If you google for "B-lupa", you'll find tons of articles about how the B-status residence permits are evil, how they all started with the bad, bad Immigration law of 2004, and how the people who get them don't have any possibility of having a normal life in Finland, and how the whole thing is an affront to human dignity: one cannot work, cannot study, cannot get money from Sossu, etc.
Funny. I've had a B-status residence permit in 1994, and for a number of years after that. They have existed long before the law of 2004. I think I've had them for 8 years or so. I would have liked A-status much better, of course, but all in all my human dignity survived without much damage. I've also studied during that time, and worked full-time, legally.
B-permit just means that the stay in Finland is temporary. They are given to temporary workers, sometimes to permanent workers for a while, to students, to asylum seekers who don't get asylum but cannot be returned, etc.
In my time B-permits were often given to the foreign workers with permanent jobs for the first two years, after which they could switch to an A-permit. The new law was supposed to fix this (and give A-permits to everyone who has a permanent job in Finland), but I don't know whether or not it did.

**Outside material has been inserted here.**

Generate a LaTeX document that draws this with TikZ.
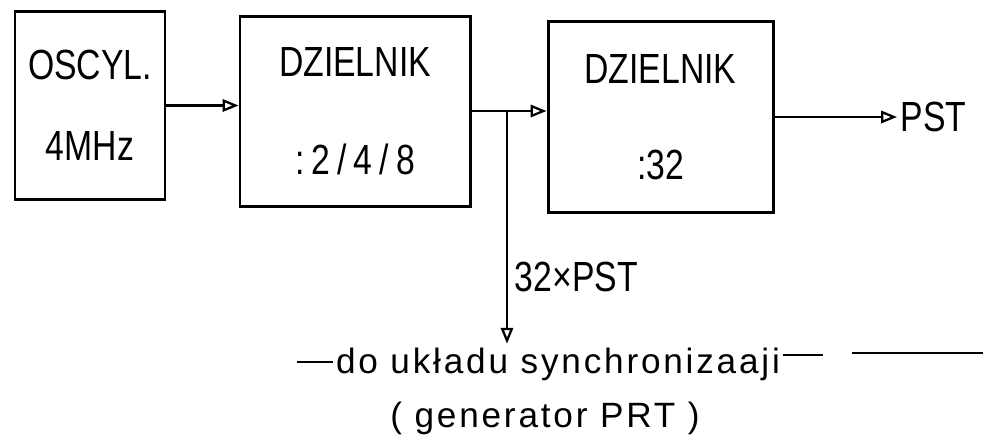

What you can do with a B-permit depends on the reason for the permit, on the time when you got the first one, and on the city where you live. The people who got a work-related B-permit obviously can work. The permit is usually limited to a particular field, and before 2001 was limited to a particular employer, which was quite a drag. The study-related B-permit gives one the right to hold part-time jobs, and if one wants to have a full-time job one has to apply for a separate work permit.
The extent of social safety net one gets with a B-permit depends on the time and the city. I was told by the Kela people that the only social security I could get were the health services and the apartment subsidy (never understood why the apartment subsidy), but I've heard of people getting the same services as citizen and permanent residence, and of people who were denied even the health services.
The "not-really-refugees-but-can't-deport-them" B-permit does not include a right to work for the first year. I've heard several times that these people can apply for a separate work permit. I don't know how often they get it.
They don't have an official city of residence, so I suppose studying in secondary schools can be a problem. Studying in universities AFAIK does not require any permit except being admitted there, or any city of residence.
In a way, I agree with the people who protest against giving B-permits to the asylum seekers: there is not much sense in having temporary refugees, so one can as well either give those people a permanent permit or find some way to kick them out. There are enough people living on taxpayers' money who don't want to work - why should we also have to support people who are not allowed to work?
Nevertheless I find it disturbing that the anti-B-permit crowd seems to be completely unaware of what the law says, of the existence of all the other (not asylum-related) B-permits, of the existence of B-permits under the previous law, etc.